The city has created more than 658 shelter beds for people experiencing homelessness since April 2021—a 61 percent increase—yet has also set records for the most homeless on the streets of downtown San Diego—1,839 in December—and the number of homeless deaths—more than 574 in 2022.
Gloria announced that, as early as next week, the city will open part of the old central library in Downtown as a temporary shelter for women and soon will open a large shelter with private rooms for families. He also announced that the city plans to open a fourth site in its Safe Parking Program for people who have vehicles but not homes.
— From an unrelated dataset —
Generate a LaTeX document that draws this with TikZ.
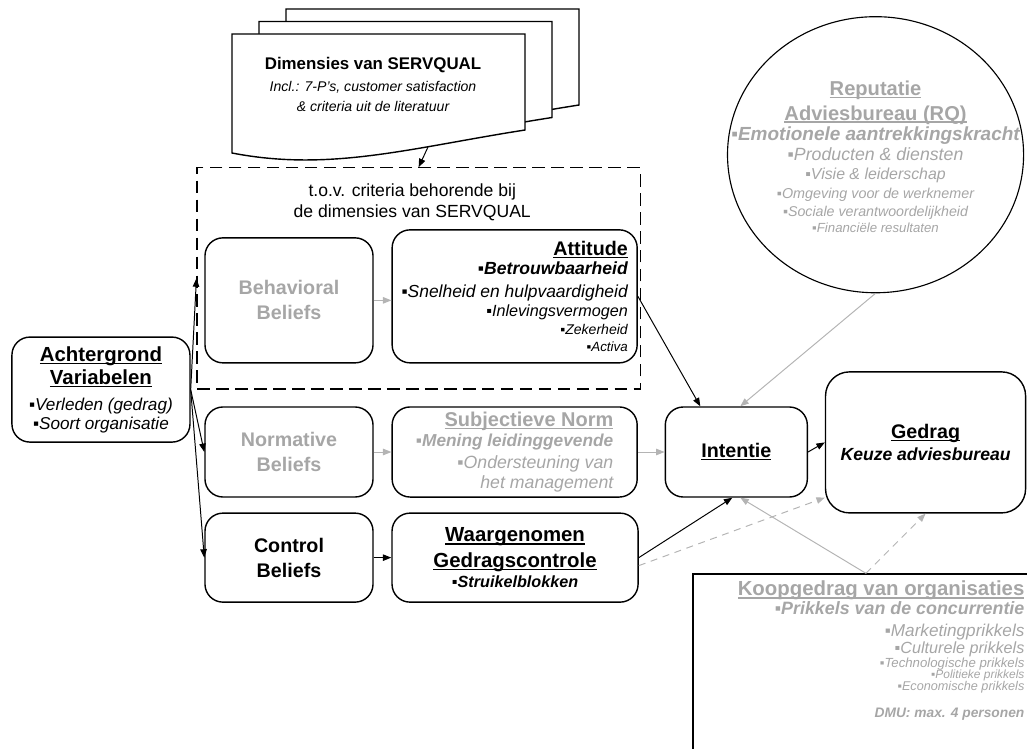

Deacon Jim Vargas, president and CEO of Father Joe’s Villages—one of the city’s largest homelessness-focused organizations—said Gloria’s actions were in the right direction.
“Mayor Gloria committed to programs and initiatives that have been proven effective, and Father Joe’s Villages knows first-hand how these endeavors have a positive impact,” Vargas said.
Gloria said he will continue to support Gov. Gavin Newsom’s CARE Court initiative—which is intended to connect people struggling with untreated mental illness with a court-supervised care plan—and will work with Sen. Susan Eggman (D-Stockton) to reintroduce conservatorship reform legislation.
Moments before stepping on stage, Gloria signed an executive order directing all relevant city departments to complete their review and approve 100 percent affordable housing projects within 30 days—a process that right now can take upwards of six months.
This was an additional step in his efforts to increase the affordable housing supply in the city.
“We all know where our failure to build more homes has gotten us: sky-high rents, homelessness, families moving out-of-state, bright people leaving us for lower-cost cities,” he said. “It causes many of our residents to not see a future for themselves here.”
To address this, Gloria said that this year, he and City Council President Sean Elo-Rivera will build out their recently announced framework to strengthen protections and assistance for renters to prevent additional homelessness. He also announced that the San Diego Housing Commission will double the funding for homelessness prevention programs from $2 million to $4 million.
“Increasing the number of affordable homes available to San Diegans is key to ending homelessness. … and his assurance of tenant protections will prevent more people from falling into homelessness,” Vargas said of Gloria’s address.
In December, San Diego was one of seven cities in California to earn the state’s Prohousing Designation, a recognition for committing to policies and practices that will help remove barriers to housing production and one which gives San Diego a leg up when applying for housing grants.
For infrastructure, Gloria announced the city is doubling the number of miles of freshly repaved streets compared with each of the prior two fiscal years. When including the slurry seal, the city intends to resurface 283 miles of resurfaced streets this fiscal year—more than a 40 percent increase over the previous fiscal year.
Gloria pointed to his proposed update of the city’s Street Preservation Ordinance as an additional tool to improve San Diego’s road conditions. The amended ordinance would require utilities that dig up the streets to repair them more fully and quickly and pay for the expense.
He also announced a new initiative to streamline permitting and reduce fees for property owners to repair sidewalks in front of their homes or businesses.
Sophie Li contributed to this report.